The combined focus of this study on both embodied emissions and cost implications allows for a more holistic evaluation of the sleeper products. The results clearly highlight the environmental advantages of short fibre plastic composites and based on environmental performance alone this study suggests that these products are the most advantageous. Including a consideration for cost makes the evaluation more challenging. Currently, the reclamation of composite sleeper material is not practiced due to the current product life cycle and the limited available volumes of the product. When considering the life cycle cost for this case, the short fibre composite is outperformed only by the concrete variant. However, calculating the life cycle costs with the assumption of 50% reclamation of materials, the cost advantage of concrete is completely removed. Furthermore, as short fibre composites are completely recyclable it would theoretically be possible for the nominal 50% figure to be surpassed and which would tip the cost advantage towards the short fibre composites.
Although this study provides a relatively comprehensive assessment of the four sleeper types, there were some limitations to the work.

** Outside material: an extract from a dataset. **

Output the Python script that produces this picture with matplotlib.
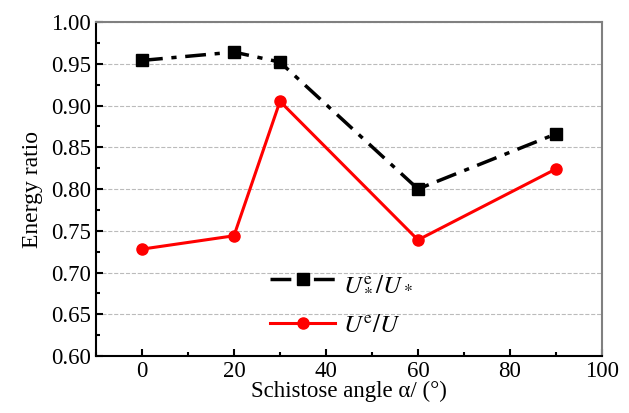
import matplotlib.pyplot as plt
from matplotlib.ticker import MultipleLocator

angles = [0, 20, 30, 60, 90]
ratio_star = [0.954, 0.964, 0.952, 0.800, 0.866]
ratio_plain = [0.728, 0.744, 0.905, 0.739, 0.824]

plt.rcParams['font.family'] = ['Liberation Serif', 'DejaVu Serif']
plt.rcParams['mathtext.fontset'] = 'stix'

fig = plt.figure(figsize=(6.29, 4.13), dpi=100)
ax = fig.add_axes([0.1526, 0.138, 0.8044, 0.8087])

ax.plot(angles, ratio_star, color='black', linestyle=(0, (6, 2.5, 1.5, 2.5)), linewidth=2.5,
        marker='s', markersize=8, label=r'$U_*^{\mathrm{e}}/U_*$')
ax.plot(angles, ratio_plain, color='red', linewidth=2.2,
        marker='o', markersize=8, label=r'$U^{\mathrm{e}}/U$')

ax.set_xlim(-10, 100)
ax.set_ylim(0.60, 1.00)
ax.xaxis.set_major_locator(MultipleLocator(20))
ax.xaxis.set_minor_locator(MultipleLocator(10))
ax.yaxis.set_major_locator(MultipleLocator(0.05))
ax.yaxis.set_minor_locator(MultipleLocator(0.025))
ax.yaxis.set_major_formatter(plt.FormatStrFormatter('%.2f'))
ax.tick_params(which='both', direction='in', labelsize=16.5, width=1.5)
ax.tick_params(which='major', length=5)
ax.tick_params(which='minor', length=3)
ax.grid(axis='y', which='major', linestyle='--', color='#bbbbbb', linewidth=0.8)

for s in ['left', 'bottom']:
    ax.spines[s].set_linewidth(1.5)
for s in ['top', 'right']:
    ax.spines[s].set_color('gray')
    ax.spines[s].set_linewidth(1.5)

ax.set_xlabel('Schistose angle α/ (°)', fontsize=16.5, labelpad=-1)
ax.set_ylabel('Energy ratio', fontsize=17, labelpad=6)

ax.legend(loc='lower left', bbox_to_anchor=(0.3, -0.01), frameon=False, fontsize=18,
          handlelength=2.6, handletextpad=0.3, labelspacing=0.85)

fig.savefig('out.png', dpi=100)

These include the heavy reliance on existing literature for the collection of data. Each of the considered studies will have drawn on data that may have had their own limitations in sourcing information. In addition, as composite sleepers are a new product, there is very limited published work available for them. Hence, several assumptions were required about their utility and longevity and only time will tell whether these have been reasonable or not.